Governors of affected states and ministers were also at the meeting.
President Goodluck Jonathan has charged the governors in oil producing states, service chiefs, and multinational companies to work out an aggressive approach to tackling crude oil theft.
The president gave the task at a closed-door meeting on Thursday night at the Presidential Villa, Abuja.
The meeting was attended by Vice President Namadi Sambo, as well as governors of Akwa Ibom and Delta states, Godswill Akpabio and Emmanuel Uduaghan, respectively.
Related ministers, service chiefs and major players in the oil sector were also in the meeting.
In an interview with State House correspondents after the meeting, the Minister of Petroleum Resources, Diezani Alison-Madueke, said the focus of the meeting was to find ways of ending oil theft.
She said it was agreed that a much more aggressive approach was needed to be taken to address the challenge.
“We are continuing with what has been done but we are becoming much more aggressive.

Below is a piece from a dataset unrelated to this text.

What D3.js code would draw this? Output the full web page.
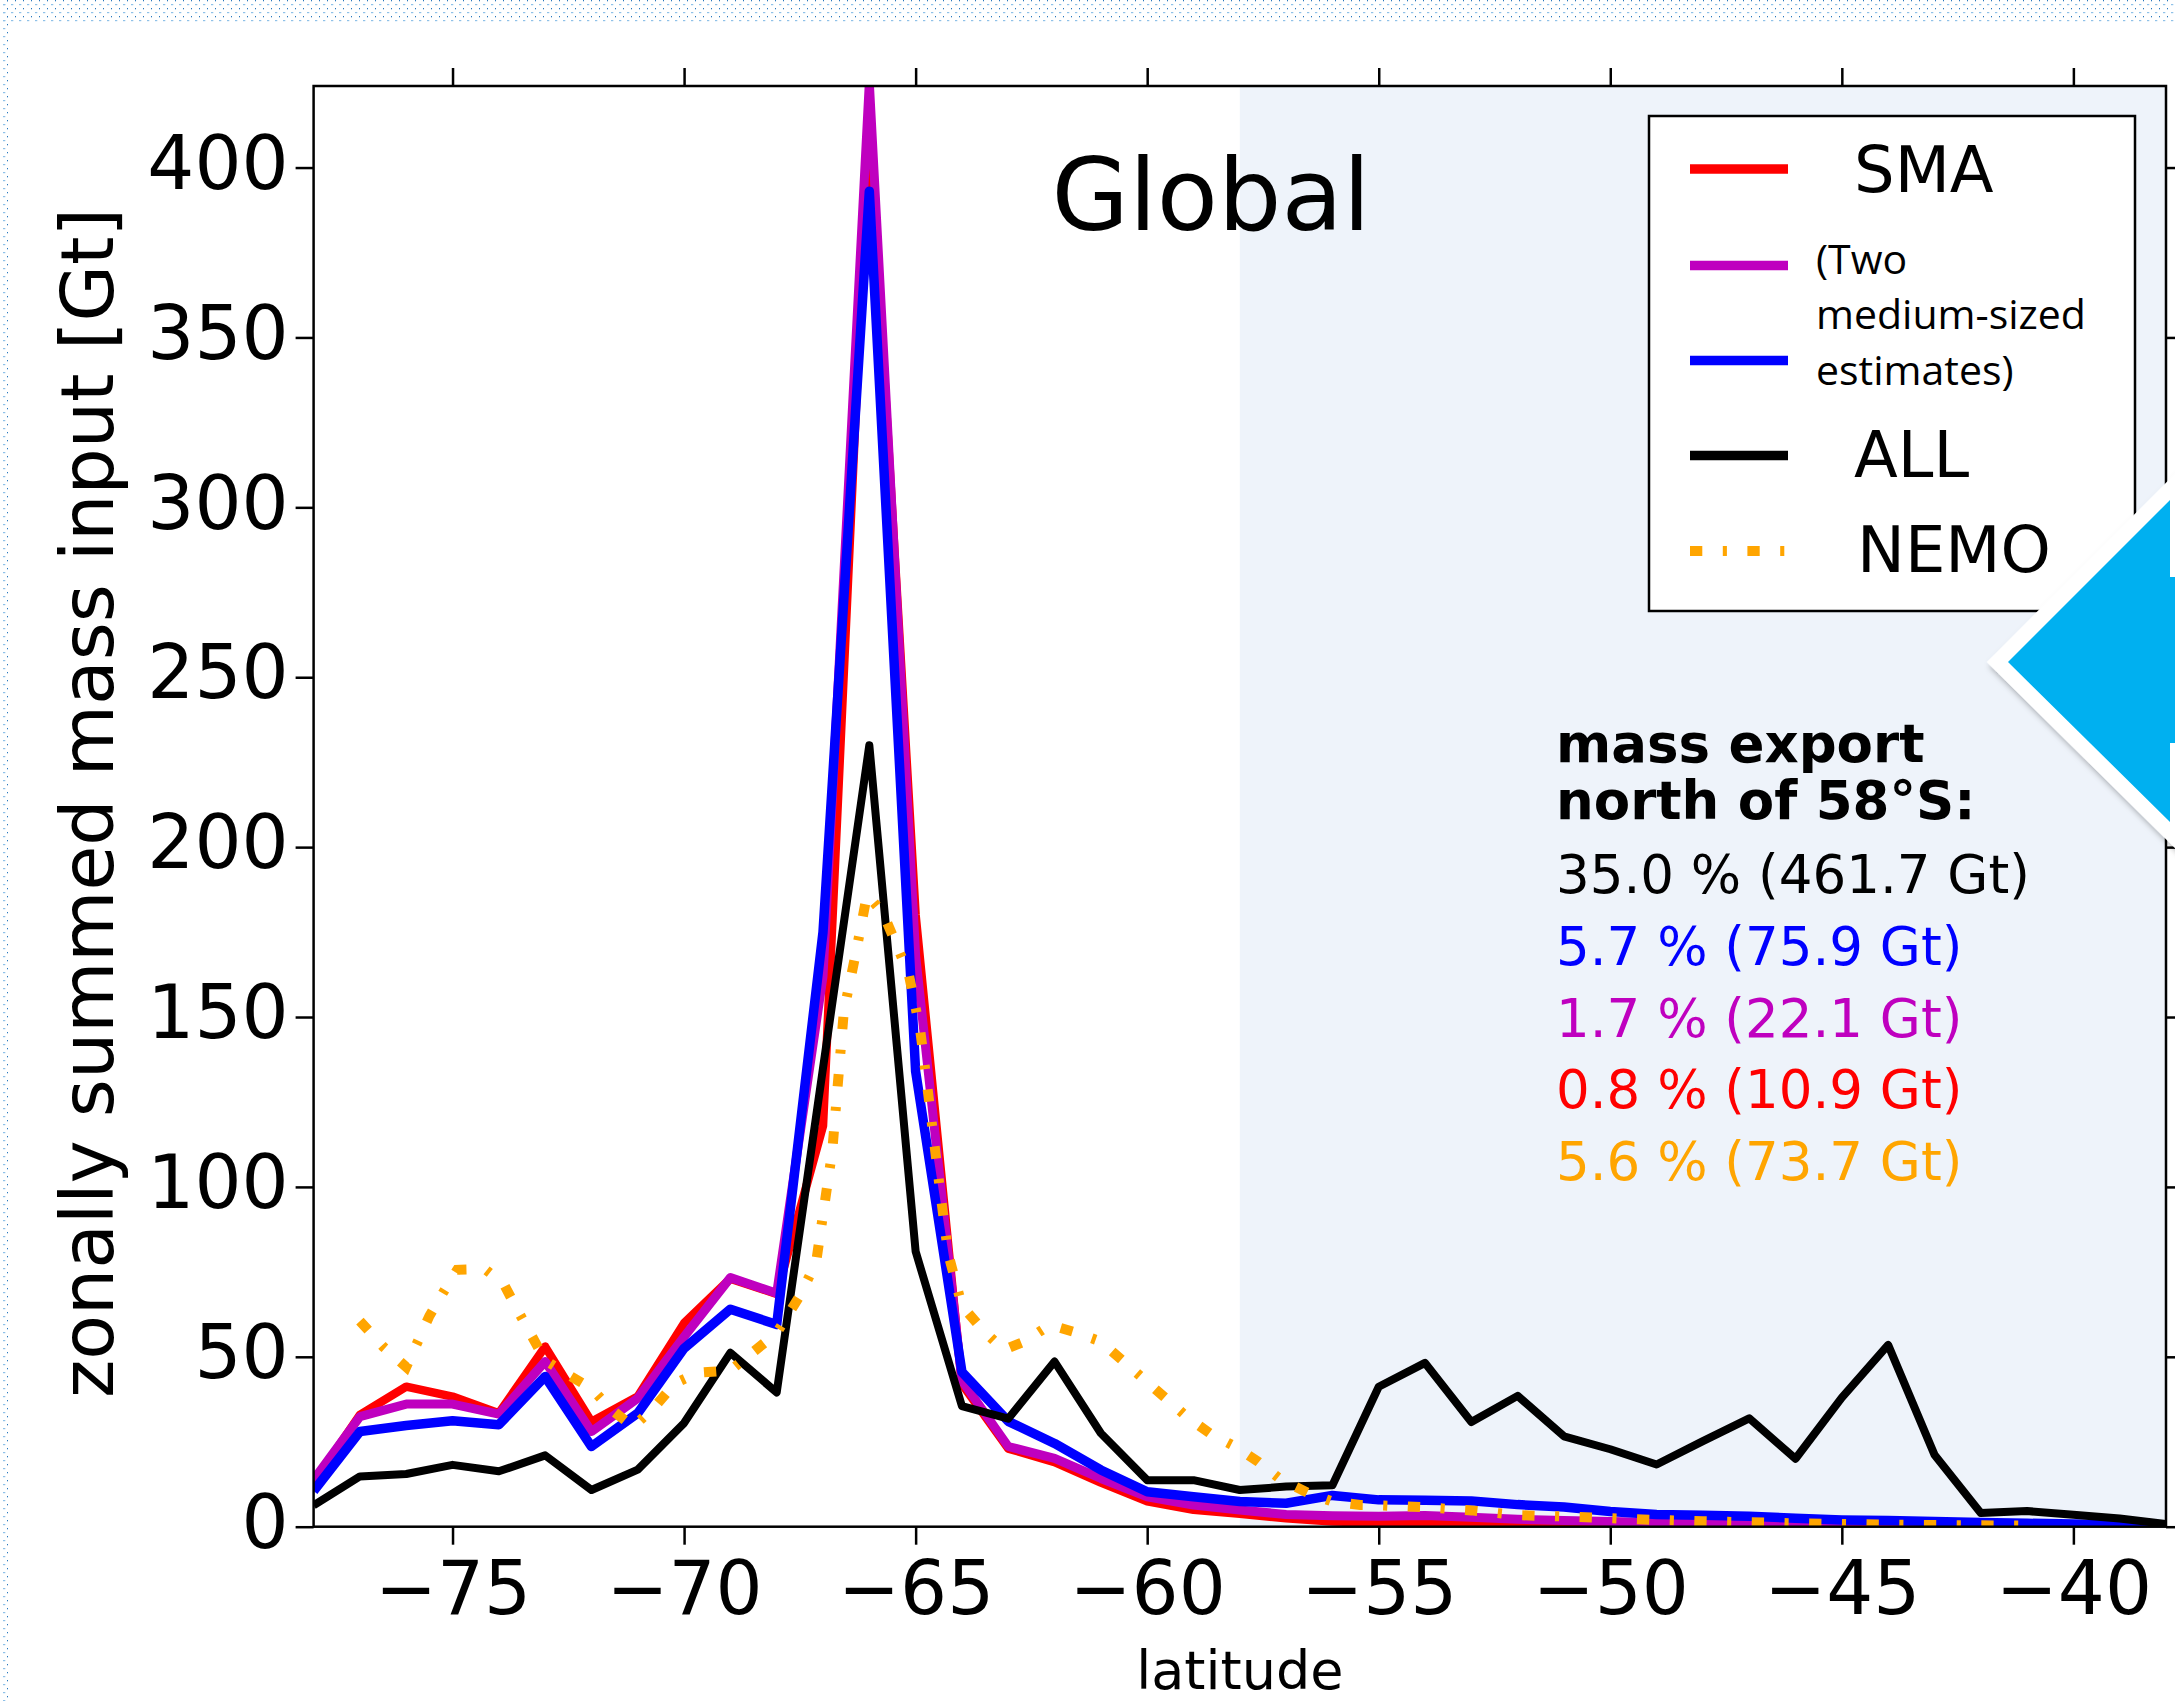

“Earlier today, we met with a number of multinationals; we have come up with various pointers which must be addressed in an in-depth manner over the next 10 days.
“Technical team is going to meet across all the stakeholders; they will break into various committees because as I said, it is many pronged and must be addressed with a multi-pronged approach.
“Over the next 10 days we will form the relative committees, they will meet and we will move to implement very aggressively,” she said.
Mrs. Alison-Madueke expressed dismay at the alarming rate of oil theft, which she said, had negative effect on the nation’s resources. She said the meeting was called with all relevant stakeholders to mainly address crude oil theft.
“At this point in time, which as you know, over the last few months has become quite critical to the point that it is affecting our excess crude and revenue accruing to the federation account from the proceeds of our output.
“As you can see, Mr. President has called governors of affected states, all the multinationals, multinational chiefs, all the service chiefs as well as NPDC, NNPC and other ministers who are related stakeholders,” she said.
She said the meeting has been very fruitful and “has begun intense deliberations which we have been carrying out in other ways and means over the last years or so, particularly, with the Navy and the JTF.”
“Our intent is that we focus even more robustly in many different ways in trying to come to term with and to beat this issue which is a many pronged issue.
“It is a very complex issue at many levels and we are trying to come up with solutions which will address the issue at the various levels over the short and medium terms at this time,” she said.
Many of the oil majors have shut down crude and gas pipelines in various Niger Delta states due to theft and sabotage. Shell on Thursday announced the closure of a 150,000 barrels per day crude pipeline in Rivers State. The company recently announced an unprecedented rise in crude theft and sabotage on its facilities.
Nigeria is estimated to lose about $6 billion annually from crude oil theft.
While speaking, Mr. Uduaghan said that the alarming rate of oil theft in the country needed urgent solutions because of its effect on revenue generation for the country.
He said the effects of the oil theft on the economy had become so dire because of the monolithic oil dependent economy the country was running.
“We should look forward to the reduction in the quantity of crude oil that is being stolen from Nigeria. The challenge we have now is that a lot more oil is being stolen than we used to have and that is affecting the economy of the country as less fund is coming to the treasury,” he said.
“You know that our economy is still dependent on oil and until we move it away from oil, we will still continue to depend on oil. That is why some of us are emphasising the issue of creating an economy beyond oil and that is what we call in Delta, `Beyond Oil’.
“What we have done today is to try and work out some strategies on how to reduce the quantity of oil that is being stolen from various areas.
“For us in Delta, we have our own strategy, which has been working. All we need to do is to step up the structure that we have on ground that we have been using to deal with the problem,” he said.
The governor alleged that oil theft was perpetrated by members of the local community aided by the multinational companies. He, however, said that the issue could best be resolved by collective efforts, using proactive measures.
The Minister of State for Finance, Yerima Ngama, and Attorney General of the Federation and Minister of Justice, Mohammed Adoke, were also in attendance.